The other "date rape" drug of note is Rohypnol (flunitrazepam). Known as "roofies," the drug is legally manufactured in Europe and Latin America, but not in the United States. Rohypnol is a benzodiazepene and shares the sedative and analgesic effects of this class of agents. However, Rohypnol is 10 times as potent as diazepam (Valium).
Rohypnol is colorless and odorless and easily slipped into food or drink. Its effects begin within 30 minutes, peak at two hours and may persist up to eight hours after ingestion. Taken alone, this drug may produce impaired judgment, disinhibition and a decrease in motor skills. In combination with alcohol, Rohypnol can induce a blackout with memory loss. As a benzodiazepene, traces of this agent would be detected on most routine ED drug screens. Care is supportive. Fortunately, the use of Rohypnol as a drug of abuse seems to be waning.
Amusing Emergency Medical Note of the Week: In one of the "throwaway" tabloid journals I receive, there was a picture quiz of a man who had his abdomen sliced open during a domestic dispute. There were coils of intestines splayed across the photo, and the quiz requested a diagnosis (Emergency Medicine News, May 2003).
Thanks to my extensive medical training, I was able to establish an etiology for his condition. (I believe the medical term I used was "He's spilled his guts. Get it?") But the commentary on the case was what really threw me. In discussing the photo (reproduced twice in the same issue, just in case you didn't get the full impact the first time), the author cites a study of patients with abdominal eviscerations that noted "all patients underwent emergency laparotomy." Given that the word "laparotomy" means "making an opening into the abdominal cavity," the only surprise here is that apparently surgeons don't understand that when your intestines are spilling onto the floor, your laparotomy has already been done.

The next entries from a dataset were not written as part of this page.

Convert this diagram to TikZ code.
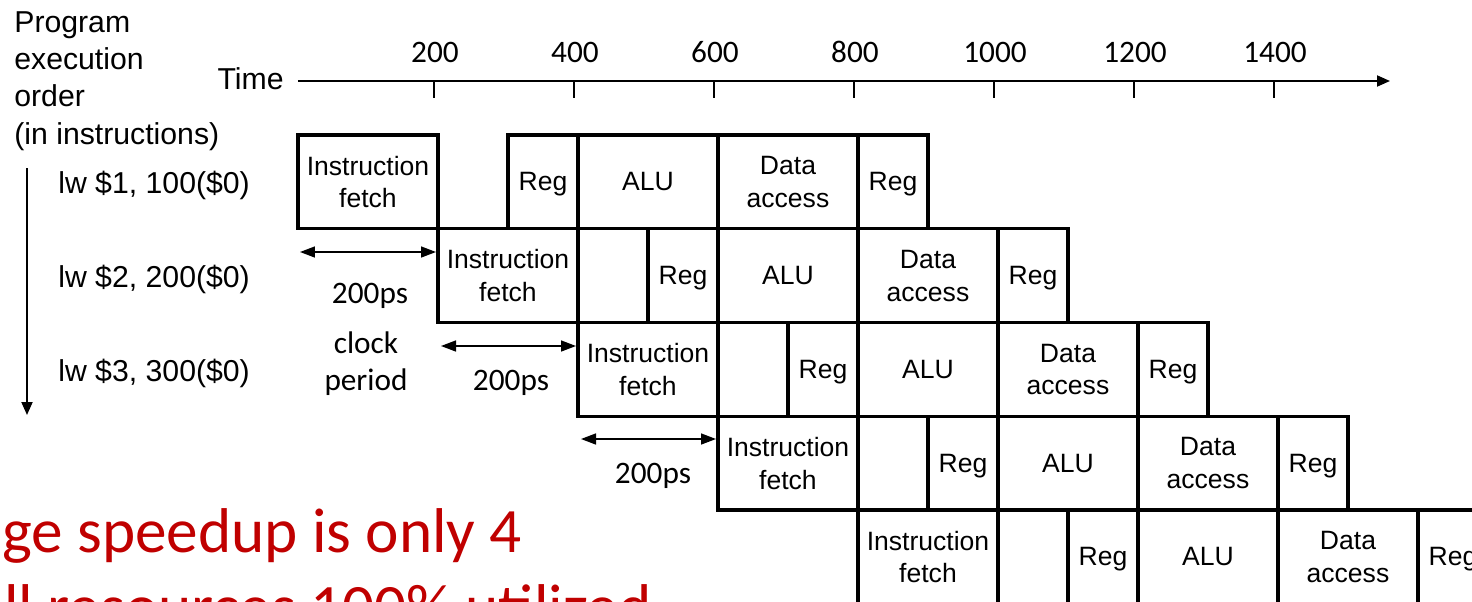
\documentclass[tikz,border=0pt]{standalone}
\usepackage{fontspec}
\setmainfont{Liberation Sans}
\newfontfamily\calibri{Carlito}
\usepackage{tikz}
\usepackage{xcolor}
\usetikzlibrary{arrows.meta}
\definecolor{slidered}{RGB}{192,0,0}

\tikzset{
  stage/.style={draw, line width=1.8pt, inner sep=0pt, outer sep=0pt, anchor=north west,
    minimum height=1.875cm, align=center, text depth=0pt, font=\fontsize{15.1pt}{18.7pt}\selectfont},
  wide/.style={stage, minimum width=2.8cm},
  half/.style={stage, minimum width=1.4cm},
  label/.style={inner sep=0pt, font=\fontsize{17.2pt}{21.3pt}\selectfont},
  ctext/.style={inner sep=0pt, anchor=base, font=\calibri\fontsize{17.8pt}{21.5pt}\selectfont},
  period/.style={<->, line width=0.85pt, >={Triangle[length=0.3cm, width=0.22cm]}}
}

\begin{document}
\begin{tikzpicture}[x=0.02cm, y=-0.02cm, >={Triangle[length=0.26cm, width=0.22cm]}]
    \useasboundingbox (0,0) rectangle (1472,602);
    \clip (0,0) rectangle (1472,602);
    \node[label, anchor=north west, align=left] (order) at (14,11) {Program\\execution\\order\\(in instructions)};
    \node[label, anchor=east] (time) at (284,79) {Time};
    \coordinate (tend) at (1390,81);
    \draw[->, line width=1.1pt, shorten <=0.28cm] (time.east |- tend) -- (tend);
    \foreach \t [count=\k from 0] in {200,400,...,1400} {
        \draw[line width=0.7pt] ({434+140*\k},82) -- ++(0,16);
        \node[ctext] (tick\t) at ({435+140*\k},62) {\t};
    }
    \coordinate (otop) at (27,168);
    \coordinate (obot) at (27,415);
    \draw[->, line width=1.1pt] (otop) -- (obot);
    \foreach \i/\n in {0/1,1/2,2/3}
        \node[label, anchor=base west] (lw\n) at (58,{193.5+93.75*\i}) {lw \$\n, \n00(\$0)};
    \foreach \i in {0,...,4} {
        \pgfmathsetmacro{\xa}{298+140*\i}
        \pgfmathsetmacro{\ya}{135+93.75*\i}
        \node[wide] (if\i) at (\xa,\ya) {Instruction\\fetch};
        \node[half] (rd\i) at (\xa+210,\ya) {Reg};
        \node[wide] (alu\i) at (\xa+280,\ya) {ALU};
        \node[wide] (mem\i) at (\xa+420,\ya) {Data\\access};
        \node[half] (wb\i) at (\xa+560,\ya) {Reg};
    }
    \coordinate (a1) at (300,252);
    \coordinate (b1) at (436,252);
    \coordinate (a2) at (441,346);
    \coordinate (b2) at (576,346);
    \coordinate (a3) at (581,439);
    \coordinate (b3) at (716,439);
    \draw[period] (a1) -- (b1);
    \draw[period] (a2) -- (b2);
    \draw[period] (a3) -- (b3);
    \node[ctext] (ps1) at (370,303) {200ps};
    \node[ctext, anchor=north, align=center] (clk) at (366,331) {clock\\period};
    \node[ctext] (ps2) at (511,390) {200ps};
    \node[ctext] (ps3) at (653,483) {200ps};
    \node[inner sep=0pt, anchor=base west, text=slidered, font=\calibri\fontsize{36pt}{43pt}\selectfont] (speedup) at (2,552) {ge speedup is only 4};
    \node[inner sep=0pt, anchor=base west, text=slidered, font=\calibri\fontsize{36pt}{43pt}\selectfont] (usage) at (4,628) {ll resources 100\% utilized};
\end{tikzpicture}
\end{document}
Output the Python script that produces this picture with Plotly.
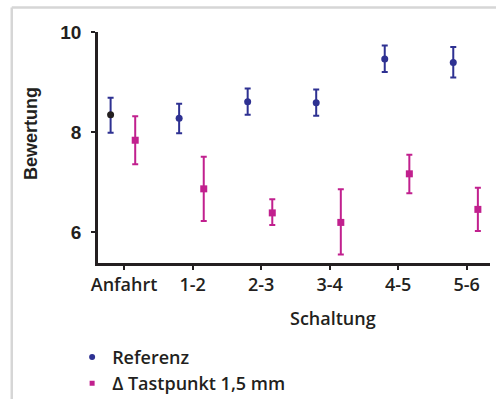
import plotly.graph_objects as go

categories = ["Anfahrt", "1-2", "2-3", "3-4", "4-5", "5-6"]
ref_mean = [8.35, 8.28, 8.61, 8.59, 9.46, 9.39]
ref_upper = [8.69, 8.57, 8.87, 8.85, 9.73, 9.70]
ref_lower = [7.99, 7.98, 8.35, 8.33, 9.20, 9.09]
tp_mean = [7.84, 6.87, 6.39, 6.20, 7.17, 6.46]
tp_upper = [8.32, 7.51, 6.66, 6.86, 7.55, 6.89]
tp_lower = [7.36, 6.23, 6.15, 5.56, 6.78, 6.03]
y_ticks = [6, 8, 10]
series_names = ["Referenz", "Δ Tastpunkt 1,5 mm"]

BLUE = "#2e3192"
MAGENTA = "#c1208e"
BLACK = "#231f20"

idx = list(range(len(categories)))
ref_x = [i - 0.196 for i in idx]
tp_x = [i + 0.163 for i in idx]

ref_colors = [BLACK] + [BLUE] * (len(categories) - 1)

fig = go.Figure()
fig.add_trace(go.Scatter(
    x=ref_x, y=ref_mean, mode="markers", name=series_names[0], showlegend=False,
    marker=dict(symbol="circle", size=7, color=ref_colors),
    error_y=dict(type="data", symmetric=False,
                 array=[u - m for u, m in zip(ref_upper, ref_mean)],
                 arrayminus=[m - l for m, l in zip(ref_mean, ref_lower)],
                 color=BLUE, thickness=2, width=3),
))
fig.add_trace(go.Scatter(
    x=tp_x, y=tp_mean, mode="markers", name=series_names[1], showlegend=False,
    marker=dict(symbol="square", size=7, color=MAGENTA),
    error_y=dict(type="data", symmetric=False,
                 array=[u - m for u, m in zip(tp_upper, tp_mean)],
                 arrayminus=[m - l for m, l in zip(tp_mean, tp_lower)],
                 color=MAGENTA, thickness=2, width=3),
))
# legend entries
fig.add_trace(go.Scatter(x=[None], y=[None], mode="markers", name=series_names[0],
                         marker=dict(symbol="circle", size=6, color=BLUE)))
fig.add_trace(go.Scatter(x=[None], y=[None], mode="markers", name=series_names[1],
                         marker=dict(symbol="square", size=5, color=MAGENTA)))

fig.update_layout(
    width=496, height=399,
    margin=dict(l=98, r=6, t=32, b=136, autoexpand=False),
    paper_bgcolor="white", plot_bgcolor="white",
    showlegend=True,
    legend=dict(x=-0.066, y=-0.328, xanchor="left", yanchor="top",
                font=dict(family="Open Sans", size=18, color=BLACK, weight=600),
                bgcolor="rgba(0,0,0,0)", tracegroupgap=0, itemclick=False),
    xaxis=dict(range=[-0.38, 5.34], tickmode="array", tickvals=idx, ticktext=categories,
               showgrid=False, zeroline=False, showline=True, linecolor=BLACK, linewidth=2.5,
               ticks="outside", ticklen=4, tickwidth=2, tickcolor=BLACK,
               tickfont=dict(family="Open Sans", size=18, color=BLACK, weight=600)),
    yaxis=dict(range=[5.39, 10], tickmode="array", tickvals=y_ticks,
               showgrid=False, zeroline=False, showline=True, linecolor=BLACK, linewidth=2.5,
               ticks="outside", ticklen=4, tickwidth=2, tickcolor=BLACK, ticklabelstandoff=6,
               tickfont=dict(family="Liberation Sans", size=19, color=BLACK, weight="bold")),
    annotations=[
        dict(text="Schaltung", xref="paper", yref="paper", x=0.6, y=-0.24,
             xanchor="center", yanchor="middle", showarrow=False,
             font=dict(family="Open Sans", size=18, color=BLACK, weight=600)),
        dict(text="Bewertung", xref="paper", yref="paper", x=-0.171, y=0.563,
             xanchor="center", yanchor="middle", showarrow=False, textangle=-90,
             font=dict(family="Liberation Sans", size=18, color=BLACK, weight="bold")),
    ],
    shapes=[
        dict(type="line", xref="paper", yref="paper", x0=-0.220, x1=1.02, y0=1.106, y1=1.106,
             line=dict(color="#d6d6d6", width=2.5)),
        dict(type="line", xref="paper", yref="paper", x0=-0.220, x1=-0.220, y0=1.106, y1=-0.6,
             line=dict(color="#d6d6d6", width=2.5)),
    ],
)

fig.write_html("out.html", config={"displayModeBar": False},
               post_script="document.body.style.margin='0';document.body.style.overflow='hidden';")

The authors of the journal article further describe a high incidence of major intraabdominal injuires in patients with eviscerations and state that physical examination cannot reliable determine the presence of major injuries. Again, I'm forced to realize that I am not as astute as a surgeon. I always sort of figured that if your bowels were hanging out, it was a major injury and that a physical examination was a pretty good way to determine if evisceration was present. All I can think is that once the small bowel has seen the light of day, you now have an extra-abdominal injury.
The case study concludes that the role of the emergency physician is to provide for the ABCs (because we forget, apparently) and that a surgeon must be consulted immediately (heck, I just figured I'd pack 'em back in maybe throw a little iodine in there for infection, just to make sure).EMTs and paramedics often rightly bemoan the fact that physicians don't treat them like equals, as knowledgeable experts in their area of medical care. So isn't it good to know that doctors think other doctors are ignorant, too?